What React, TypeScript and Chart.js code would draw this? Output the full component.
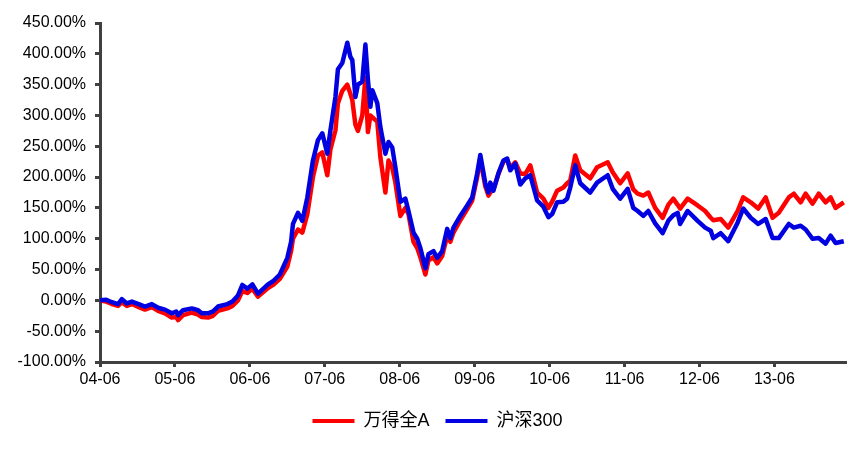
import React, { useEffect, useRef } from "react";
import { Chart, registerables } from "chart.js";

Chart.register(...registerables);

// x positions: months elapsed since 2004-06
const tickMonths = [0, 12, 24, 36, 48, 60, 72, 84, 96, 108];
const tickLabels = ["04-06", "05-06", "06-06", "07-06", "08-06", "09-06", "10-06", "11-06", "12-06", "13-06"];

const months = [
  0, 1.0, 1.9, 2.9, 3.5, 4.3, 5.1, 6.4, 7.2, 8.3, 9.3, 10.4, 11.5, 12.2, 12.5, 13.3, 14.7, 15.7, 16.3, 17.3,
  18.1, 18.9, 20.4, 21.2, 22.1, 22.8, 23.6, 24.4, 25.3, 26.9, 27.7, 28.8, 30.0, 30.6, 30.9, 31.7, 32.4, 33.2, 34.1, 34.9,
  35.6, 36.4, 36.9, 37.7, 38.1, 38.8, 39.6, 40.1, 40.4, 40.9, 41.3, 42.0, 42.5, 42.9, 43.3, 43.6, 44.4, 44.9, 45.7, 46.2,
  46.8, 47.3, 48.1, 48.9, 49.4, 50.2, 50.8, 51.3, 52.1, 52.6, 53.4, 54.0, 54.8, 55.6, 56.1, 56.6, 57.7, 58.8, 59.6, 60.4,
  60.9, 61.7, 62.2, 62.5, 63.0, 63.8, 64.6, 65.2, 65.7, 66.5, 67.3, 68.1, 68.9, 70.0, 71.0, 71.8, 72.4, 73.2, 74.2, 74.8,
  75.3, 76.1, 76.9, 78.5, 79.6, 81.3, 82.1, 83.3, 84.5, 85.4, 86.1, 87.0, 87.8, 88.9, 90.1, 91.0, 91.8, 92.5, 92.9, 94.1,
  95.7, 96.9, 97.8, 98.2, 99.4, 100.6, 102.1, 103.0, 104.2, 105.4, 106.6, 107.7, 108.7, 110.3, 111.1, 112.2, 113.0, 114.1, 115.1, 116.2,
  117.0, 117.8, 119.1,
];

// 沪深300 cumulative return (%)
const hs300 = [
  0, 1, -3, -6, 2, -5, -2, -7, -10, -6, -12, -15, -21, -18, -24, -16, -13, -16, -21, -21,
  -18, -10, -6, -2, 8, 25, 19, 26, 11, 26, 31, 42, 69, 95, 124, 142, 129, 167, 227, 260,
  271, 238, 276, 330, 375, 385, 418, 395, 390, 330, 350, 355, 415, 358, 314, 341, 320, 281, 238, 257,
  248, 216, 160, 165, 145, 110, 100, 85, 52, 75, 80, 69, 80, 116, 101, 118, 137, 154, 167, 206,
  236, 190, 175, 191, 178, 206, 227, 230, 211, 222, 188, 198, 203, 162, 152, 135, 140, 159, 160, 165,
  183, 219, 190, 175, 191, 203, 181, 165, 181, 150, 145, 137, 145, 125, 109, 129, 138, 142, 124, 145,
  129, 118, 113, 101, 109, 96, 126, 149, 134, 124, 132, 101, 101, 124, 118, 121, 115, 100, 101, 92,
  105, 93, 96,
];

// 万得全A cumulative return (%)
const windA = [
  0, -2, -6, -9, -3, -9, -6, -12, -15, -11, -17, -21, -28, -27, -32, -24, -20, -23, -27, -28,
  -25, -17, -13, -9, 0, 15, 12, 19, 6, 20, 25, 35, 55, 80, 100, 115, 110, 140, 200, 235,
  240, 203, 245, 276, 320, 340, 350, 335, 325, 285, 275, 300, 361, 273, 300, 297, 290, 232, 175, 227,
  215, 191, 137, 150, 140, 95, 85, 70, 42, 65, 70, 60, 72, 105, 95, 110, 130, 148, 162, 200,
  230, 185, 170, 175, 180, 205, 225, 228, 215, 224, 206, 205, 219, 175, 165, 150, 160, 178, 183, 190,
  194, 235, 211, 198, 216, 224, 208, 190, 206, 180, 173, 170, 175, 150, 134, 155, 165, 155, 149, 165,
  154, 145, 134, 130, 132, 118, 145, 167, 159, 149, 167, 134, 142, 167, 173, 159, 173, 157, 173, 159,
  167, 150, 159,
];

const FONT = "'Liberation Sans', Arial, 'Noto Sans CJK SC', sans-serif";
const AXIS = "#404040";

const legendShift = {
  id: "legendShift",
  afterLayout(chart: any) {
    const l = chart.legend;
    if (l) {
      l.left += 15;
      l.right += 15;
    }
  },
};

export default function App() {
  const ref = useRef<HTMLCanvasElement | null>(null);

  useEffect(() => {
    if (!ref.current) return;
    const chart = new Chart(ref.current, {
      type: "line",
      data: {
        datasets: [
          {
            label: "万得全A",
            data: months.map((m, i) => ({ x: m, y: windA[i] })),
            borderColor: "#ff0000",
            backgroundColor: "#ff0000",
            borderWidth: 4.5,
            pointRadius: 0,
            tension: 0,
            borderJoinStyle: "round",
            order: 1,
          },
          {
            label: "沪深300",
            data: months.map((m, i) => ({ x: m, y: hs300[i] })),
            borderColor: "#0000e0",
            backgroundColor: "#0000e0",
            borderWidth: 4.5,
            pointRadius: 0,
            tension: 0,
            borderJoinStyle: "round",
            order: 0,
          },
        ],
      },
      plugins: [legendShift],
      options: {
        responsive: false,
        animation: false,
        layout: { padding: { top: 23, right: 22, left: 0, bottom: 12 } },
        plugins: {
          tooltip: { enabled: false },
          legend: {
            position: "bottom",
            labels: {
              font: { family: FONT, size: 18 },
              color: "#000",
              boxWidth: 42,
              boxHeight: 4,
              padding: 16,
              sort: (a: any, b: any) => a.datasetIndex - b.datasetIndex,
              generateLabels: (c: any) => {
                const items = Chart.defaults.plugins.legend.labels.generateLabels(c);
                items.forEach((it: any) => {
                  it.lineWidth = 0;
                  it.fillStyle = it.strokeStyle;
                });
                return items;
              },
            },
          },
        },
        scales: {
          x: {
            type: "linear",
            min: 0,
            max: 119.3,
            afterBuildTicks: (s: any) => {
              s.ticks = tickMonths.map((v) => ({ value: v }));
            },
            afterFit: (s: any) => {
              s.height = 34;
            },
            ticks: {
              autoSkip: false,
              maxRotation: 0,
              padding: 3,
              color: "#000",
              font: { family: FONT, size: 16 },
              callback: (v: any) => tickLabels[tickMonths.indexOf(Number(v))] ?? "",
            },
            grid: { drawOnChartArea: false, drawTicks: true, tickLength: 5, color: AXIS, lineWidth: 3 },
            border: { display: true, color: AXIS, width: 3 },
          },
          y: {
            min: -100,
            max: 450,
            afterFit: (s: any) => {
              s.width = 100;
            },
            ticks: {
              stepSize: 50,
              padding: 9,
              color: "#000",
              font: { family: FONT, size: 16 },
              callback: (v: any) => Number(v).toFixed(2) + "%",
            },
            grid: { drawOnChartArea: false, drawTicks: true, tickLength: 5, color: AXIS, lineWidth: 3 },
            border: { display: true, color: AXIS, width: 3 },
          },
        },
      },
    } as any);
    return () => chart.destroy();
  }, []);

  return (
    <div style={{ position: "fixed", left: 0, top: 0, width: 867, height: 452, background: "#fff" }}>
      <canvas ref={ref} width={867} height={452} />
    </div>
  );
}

⁂

— Prompt —
Output the data above without changes, apart from leaving out the pictures.

— Solution to this exercise —
What React, TypeScript and Chart.js code would draw this? Output the full component.
import React, { useEffect, useRef } from "react";
import { Chart, registerables } from "chart.js";

Chart.register(...registerables);

// x positions: months elapsed since 2004-06
const tickMonths = [0, 12, 24, 36, 48, 60, 72, 84, 96, 108];
const tickLabels = ["04-06", "05-06", "06-06", "07-06", "08-06", "09-06", "10-06", "11-06", "12-06", "13-06"];

const months = [
  0, 1.0, 1.9, 2.9, 3.5, 4.3, 5.1, 6.4, 7.2, 8.3, 9.3, 10.4, 11.5, 12.2, 12.5, 13.3, 14.7, 15.7, 16.3, 17.3,
  18.1, 18.9, 20.4, 21.2, 22.1, 22.8, 23.6, 24.4, 25.3, 26.9, 27.7, 28.8, 30.0, 30.6, 30.9, 31.7, 32.4, 33.2, 34.1, 34.9,
  35.6, 36.4, 36.9, 37.7, 38.1, 38.8, 39.6, 40.1, 40.4, 40.9, 41.3, 42.0, 42.5, 42.9, 43.3, 43.6, 44.4, 44.9, 45.7, 46.2,
  46.8, 47.3, 48.1, 48.9, 49.4, 50.2, 50.8, 51.3, 52.1, 52.6, 53.4, 54.0, 54.8, 55.6, 56.1, 56.6, 57.7, 58.8, 59.6, 60.4,
  60.9, 61.7, 62.2, 62.5, 63.0, 63.8, 64.6, 65.2, 65.7, 66.5, 67.3, 68.1, 68.9, 70.0, 71.0, 71.8, 72.4, 73.2, 74.2, 74.8,
  75.3, 76.1, 76.9, 78.5, 79.6, 81.3, 82.1, 83.3, 84.5, 85.4, 86.1, 87.0, 87.8, 88.9, 90.1, 91.0, 91.8, 92.5, 92.9, 94.1,
  95.7, 96.9, 97.8, 98.2, 99.4, 100.6, 102.1, 103.0, 104.2, 105.4, 106.6, 107.7, 108.7, 110.3, 111.1, 112.2, 113.0, 114.1, 115.1, 116.2,
  117.0, 117.8, 119.1,
];

// 沪深300 cumulative return (%)
const hs300 = [
  0, 1, -3, -6, 2, -5, -2, -7, -10, -6, -12, -15, -21, -18, -24, -16, -13, -16, -21, -21,
  -18, -10, -6, -2, 8, 25, 19, 26, 11, 26, 31, 42, 69, 95, 124, 142, 129, 167, 227, 260,
  271, 238, 276, 330, 375, 385, 418, 395, 390, 330, 350, 355, 415, 358, 314, 341, 320, 281, 238, 257,
  248, 216, 160, 165, 145, 110, 100, 85, 52, 75, 80, 69, 80, 116, 101, 118, 137, 154, 167, 206,
  236, 190, 175, 191, 178, 206, 227, 230, 211, 222, 188, 198, 203, 162, 152, 135, 140, 159, 160, 165,
  183, 219, 190, 175, 191, 203, 181, 165, 181, 150, 145, 137, 145, 125, 109, 129, 138, 142, 124, 145,
  129, 118, 113, 101, 109, 96, 126, 149, 134, 124, 132, 101, 101, 124, 118, 121, 115, 100, 101, 92,
  105, 93, 96,
];

// 万得全A cumulative return (%)
const windA = [
  0, -2, -6, -9, -3, -9, -6, -12, -15, -11, -17, -21, -28, -27, -32, -24, -20, -23, -27, -28,
  -25, -17, -13, -9, 0, 15, 12, 19, 6, 20, 25, 35, 55, 80, 100, 115, 110, 140, 200, 235,
  240, 203, 245, 276, 320, 340, 350, 335, 325, 285, 275, 300, 361, 273, 300, 297, 290, 232, 175, 227,
  215, 191, 137, 150, 140, 95, 85, 70, 42, 65, 70, 60, 72, 105, 95, 110, 130, 148, 162, 200,
  230, 185, 170, 175, 180, 205, 225, 228, 215, 224, 206, 205, 219, 175, 165, 150, 160, 178, 183, 190,
  194, 235, 211, 198, 216, 224, 208, 190, 206, 180, 173, 170, 175, 150, 134, 155, 165, 155, 149, 165,
  154, 145, 134, 130, 132, 118, 145, 167, 159, 149, 167, 134, 142, 167, 173, 159, 173, 157, 173, 159,
  167, 150, 159,
];

const FONT = "'Liberation Sans', Arial, 'Noto Sans CJK SC', sans-serif";
const AXIS = "#404040";

const legendShift = {
  id: "legendShift",
  afterLayout(chart: any) {
    const l = chart.legend;
    if (l) {
      l.left += 15;
      l.right += 15;
    }
  },
};

export default function App() {
  const ref = useRef<HTMLCanvasElement | null>(null);

  useEffect(() => {
    if (!ref.current) return;
    const chart = new Chart(ref.current, {
      type: "line",
      data: {
        datasets: [
          {
            label: "万得全A",
            data: months.map((m, i) => ({ x: m, y: windA[i] })),
            borderColor: "#ff0000",
            backgroundColor: "#ff0000",
            borderWidth: 4.5,
            pointRadius: 0,
            tension: 0,
            borderJoinStyle: "round",
            order: 1,
          },
          {
            label: "沪深300",
            data: months.map((m, i) => ({ x: m, y: hs300[i] })),
            borderColor: "#0000e0",
            backgroundColor: "#0000e0",
            borderWidth: 4.5,
            pointRadius: 0,
            tension: 0,
            borderJoinStyle: "round",
            order: 0,
          },
        ],
      },
      plugins: [legendShift],
      options: {
        responsive: false,
        animation: false,
        layout: { padding: { top: 23, right: 22, left: 0, bottom: 12 } },
        plugins: {
          tooltip: { enabled: false },
          legend: {
            position: "bottom",
            labels: {
              font: { family: FONT, size: 18 },
              color: "#000",
              boxWidth: 42,
              boxHeight: 4,
              padding: 16,
              sort: (a: any, b: any) => a.datasetIndex - b.datasetIndex,
              generateLabels: (c: any) => {
                const items = Chart.defaults.plugins.legend.labels.generateLabels(c);
                items.forEach((it: any) => {
                  it.lineWidth = 0;
                  it.fillStyle = it.strokeStyle;
                });
                return items;
              },
            },
          },
        },
        scales: {
          x: {
            type: "linear",
            min: 0,
            max: 119.3,
            afterBuildTicks: (s: any) => {
              s.ticks = tickMonths.map((v) => ({ value: v }));
            },
            afterFit: (s: any) => {
              s.height = 34;
            },
            ticks: {
              autoSkip: false,
              maxRotation: 0,
              padding: 3,
              color: "#000",
              font: { family: FONT, size: 16 },
              callback: (v: any) => tickLabels[tickMonths.indexOf(Number(v))] ?? "",
            },
            grid: { drawOnChartArea: false, drawTicks: true, tickLength: 5, color: AXIS, lineWidth: 3 },
            border: { display: true, color: AXIS, width: 3 },
          },
          y: {
            min: -100,
            max: 450,
            afterFit: (s: any) => {
              s.width = 100;
            },
            ticks: {
              stepSize: 50,
              padding: 9,
              color: "#000",
              font: { family: FONT, size: 16 },
              callback: (v: any) => Number(v).toFixed(2) + "%",
            },
            grid: { drawOnChartArea: false, drawTicks: true, tickLength: 5, color: AXIS, lineWidth: 3 },
            border: { display: true, color: AXIS, width: 3 },
          },
        },
      },
    } as any);
    return () => chart.destroy();
  }, []);

  return (
    <div style={{ position: "fixed", left: 0, top: 0, width: 867, height: 452, background: "#fff" }}>
      <canvas ref={ref} width={867} height={452} />
    </div>
  );
}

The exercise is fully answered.